How does he reconcile his statement last year, that “The Government has decided not to implement a carbon tax, or any other broad-based tax, in the first commitment period under the Kyoto Protocol.”, with his statement in this morning’s New Zealand Herald that a State-imposed carbon tax could end plans for a coal-fired Marsden B power station?
Why did the Government announce a carbon tax in 2004, saying it was the right approach; then in 2005 drop it, saying it would not work; yet now in 2006 it is again saying the carbon tax is a good idea; and with such flip-flops is it any wonder there is complete confusion about the Government’s climate change policies?
Please be seated. We are not having the sort of editorialising that goes on. We ask questions and we give answers.
The member should know that I said, in December last year, and have repeatedly stated since, that the Government is considering pricing emissions in the electricity sector through emissions trading, a narrower carbon tax, or other measures. Unlike the National Party, we have been consistent in pursuit of climate change policies.
Has he received any further reports about consistency in climate change policy?
I have received reports the Government has been consistent in pursuit of climate change policy. The Permanent Forest Sink Initiative is but one example, which now has widespread support in the House. National opposed it on the first reading of the bill. National opposed it at the select committee. John Key said, at the first reading: “I rise on behalf of the National Party to give the good news to the people of New Zealand—that is, the Climate Change Response Amendment Bill is a load of rubbish and the National Party will not be supporting it, for very, very good reasons indeed.” Talk about inconsistency, Dr Smith!
How does he reconcile the statement made by the Prime Minister at Labour’s conference—that the Government did not proceed with the carbon tax because it could not get a parliamentary majority to put it in place—with his statement made on Morning Report on 22 December: “We haven’t even endeavoured to find a parliamentary majority for the carbon tax, because we don’t think it’s appropriate.”, and his press release made at the time that: “A carbon tax would not cut emissions enough to justify its introduction.”; and who is telling the truth, himself or the Prime Minister?
As was said at the time, it was clear in terms of parliamentary majorities that National, United Future, New Zealand First, and the Māori Party during the election had said they would not support the carbon tax. That means we did not have a parliamentary majority. It is also true that at the time the whole-of-Government review into climate change policy indicated there might be better ways to design a carbon tax, and for both of those reasons we have done that.

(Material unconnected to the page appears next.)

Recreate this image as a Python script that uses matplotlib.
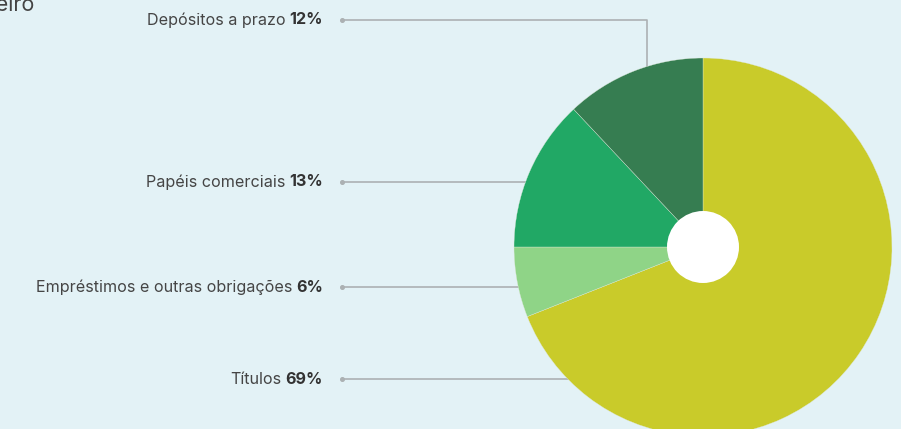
import matplotlib
matplotlib.use("Agg")
from matplotlib import pyplot as plt
from matplotlib.patches import Circle

# composition, clockwise from 12 o'clock
labels = ["Títulos", "Empréstimos e outras obrigações", "Papéis comerciais", "Depósitos a prazo"]
shares = [69, 6, 13, 12]
colors = ["#c9cb2a", "#8fd487", "#21a865", "#367d51"]

title = "Composição do portfólio financeiro"

W, H = 901, 429
BG = "#e3f2f6"
TXT = "#454545"
LINE = "#acb1b3"

plt.rcParams["font.family"] = ["Inter", "DejaVu Sans"]

fig = plt.figure(figsize=(W / 100, H / 100), dpi=100, facecolor=BG)
ax = fig.add_axes([0, 0, 1, 1])

cx, cy, r = 703, H - 247, 189

ax.pie(shares, colors=colors, startangle=90, counterclock=False,
       center=(cx, cy), radius=r, frame=True,
       wedgeprops=dict(linewidth=0.25, edgecolor="#dfe8d8", zorder=3))
ax.add_patch(Circle((cx, cy), 36, facecolor="white", edgecolor="none", zorder=4))
ax.set_xlim(0, W)
ax.set_ylim(0, H)
ax.set_aspect("equal")
ax.axis("off")

# label rows (pixel y from top) and leader routes
rows = {
    "Depósitos a prazo": (20, [(342, 20), (647, 20), (647, 80)]),
    "Papéis comerciais": (182, [(342, 182), (560, 182)]),
    "Empréstimos e outras obrigações": (287, [(342, 287), (560, 287)]),
    "Títulos": (379, [(342, 379), (600, 379)]),
}

for name, pct in zip(labels, shares):
    y, route = rows[name]
    yy = H - y
    bold = ax.text(323, yy, f"{pct}%", ha="right", va="center", fontsize=11.6,
                   fontweight="bold", color="#333333", zorder=5)
    ax.annotate(name, xy=(0, 0.5), xycoords=bold, xytext=(-3, 0),
                textcoords="offset points", ha="right", va="center",
                fontsize=11.6, color=TXT, zorder=5)
    xs = [p[0] for p in route]
    ys = [H - p[1] for p in route]
    ax.plot(xs, ys, color=LINE, lw=1.2, zorder=1, solid_capstyle="butt")
    ax.plot(xs[0], ys[0], "o", color=LINE, ms=2.6, zorder=1)

ax.text(34, H - 11, title, ha="right", va="baseline", fontsize=15.5, color="#444444")

fig.savefig("out.png", dpi=100, facecolor=BG)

Does he agree with the statement made by the Minister of Revenue, Peter Dunne, on this Monday on Climate Rescue Radio, that a carbon tax would not make a lick of difference and would not proceed; if so, why did he yesterday tell the New Zealand Herald the opposite; and whom do we believe—the Minister responsible for Climate Change Issues, or the Minister of Revenue?
There is no doubt that introducing a price for carbon emissions at the margin for new electricity generation does affect emissions, because it changes the relative profitability or the relative economics of different sorts of generation. If the House wants confirmation of that from other than me, I quote from the same article that Dr Smith quoted from earlier, in respect of comments made by Mr Williams about Mighty River’s proposal at Marsden B: “Whether it’s built will depend on other things such as whether a carbon tax is imposed. If a carbon tax is imposed, it makes the project relatively less attractive. The bigger the tax, the less attractive it becomes.” So I wouldn’t disagree with the Minister’s statement.
Why did the Minister say on Climate Rescue Radio: “You ask me what date would New Zealand be carbon neutral. We haven’t picked a date yet. You’ll find it becomes clear in 6 months.”, when the truth is that the Prime Minister’s carbon-neutral promise is a fantasy, and his Government has no intention of ever setting a date by which it will be achieved?
Will the Minister now tell the House when the Government will meet this objective of the Prime Minister of being carbon neutral, or will he at least tell us when the Government will set a date for that goal to be achieved?
Has the Minister seen the advice from Treasury that there is no realistic policy by which his Government can achieve the Kyoto targets by 2012; and what sense does it make to not be able to meet that very modest target, when the Prime Minister proposed the unbelievable target of New Zealand being carbon neutral?
That shows the difference between National and Labour on climate change. We think it is appropriate to aspire to be carbon neutral in the longer term—we did not say in the shorter term; we said in the longer term. National is beset with indifference on this issue, because its own leader even now cannot unconditionally agree that climate change is a problem. I seek leave to table the transcript of an interview with Dr Brash on the regional farming show, when he said: “The National Party, I have to say, isn’t convinced that the science on climate change is finally settled.”